WASHINGTON — Pope Francis has appointed Father Italo Dell’Oro, vicar for clergy of the Archdiocese of Galveston-Houston, as an auxiliary bishop for the Texas archdiocese.
Bishop-designate Dell’Oro, 67, is a priest of the Congregation of Somascon Fathers. Born in Italy, he came to the United States in 1985 to work in New Hampshire at a school run by his religious congregation.
In 1992, he was transferred to the Archdiocese of Galveston-Houston, where he has been vicar of clergy since 2015. He also is episcopal vicar for marriage affairs.
The appointment was announced May 18 in Washington by Archbishop Christophe Pierre, the apostolic nuncio.
Plans for the bishop-designate’s episcopal ordination were being finalized.
Cardinal Daniel N. DiNardo of Galveston-Houston said Bishop-designate Dell’Oro, during his many years in the archdiocese, “has been a genuine, pastoral presence to the many people and cultures of our great region, along with being a mindful ambassador to the wonderful religious orders and communities in the area.”
Dell’Oro has been a priest for almost 40 years, 30 of those in the archdiocese. He was named vicar general in 2021. As vicar for clergy, he also is director of the Secretariat for Clergy Formation and Chaplaincy Services.
When then-Father Dell’Oro first arrived in Galveston-Houston in 1992, his initial assignment was as pastor of Assumption Church in Houston.
Growing up in Valmadrera, Italy, the Somascan priest was an avid rock climber and mountaineer during his teen years in the pristine countryside of Lake Como, Italy. He wasn’t familiar with topography of the Bayou City, as Houston is known, when he arrived.
“When I came to Houston, I started looking for mountains, excited to have found near Assumption Church the street named ‘W. Mount Houston,'” he said. “I followed it and found myself in the subdivision Hidden Valley. So I took up jogging, which I still try to do.”
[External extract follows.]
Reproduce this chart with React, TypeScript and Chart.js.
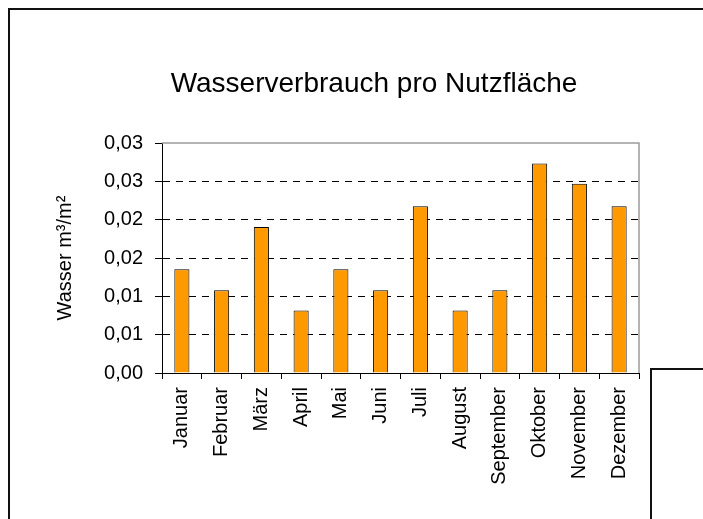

In 2001, he served as director of vocations for the Somascan Fathers in Houston before being named the congregation’s formation director in 2014. From 2005 to 2012, he also worked as director of ministry to priests for the Galveston-Houston Archdiocese.
Born June 20, 1953, in Malgrate, near Lecco, Italy, he entered the Somascan Novitiate and Theologate in Rome and made his first religious profession in 1978; he made his final profession in 1981. He was ordained a priest in Como, Italy, Sept. 11, 1982.
He earned a bachelor of sacred theology in 1982 from Pontifical University of Sant’Anselmo in Rome. In 1988, he received a master of arts degree in counseling and psychotherapy from Catholic-run Rivier University in Nashua, New Hampshire. He speaks English, Italian and Spanish.
In reflecting on his call to the priesthood, he said: “Although I always felt some sort of attraction to it, as I had for other career options, it was at 15 that the possibility of being ‘called’ dawned on me.
“A few young men in my home parish left home to enter the seminary, and that impacted me. However, I went on building my life until at 21 and 22, the ‘vocational restlessness’ grew to an unbearable level. I had to do something.”
Somasca, the place where St. Jerome Emiliani organized the first community of followers of the Somascan Order, is a located approximately six miles from Dell’Oro’s hometown.
“Somasca is a place of pilgrimage, to which devotees to the saint come from the surrounding area — the most famous being the little boy Giuseppe Roncalli, now St. John XXIII,” he said. “I would bike with my cousins to Somasca … but I didn’t know about the Somascans as a boy.”
“During my discernment, however, a very good friend of mine, one of those who had left home years earlier,” he said, “became very persistent in telling me that I needed to make a decision about my vocation. He was with the Somascan Fathers. Well, in the end I knocked at that door and it opened.”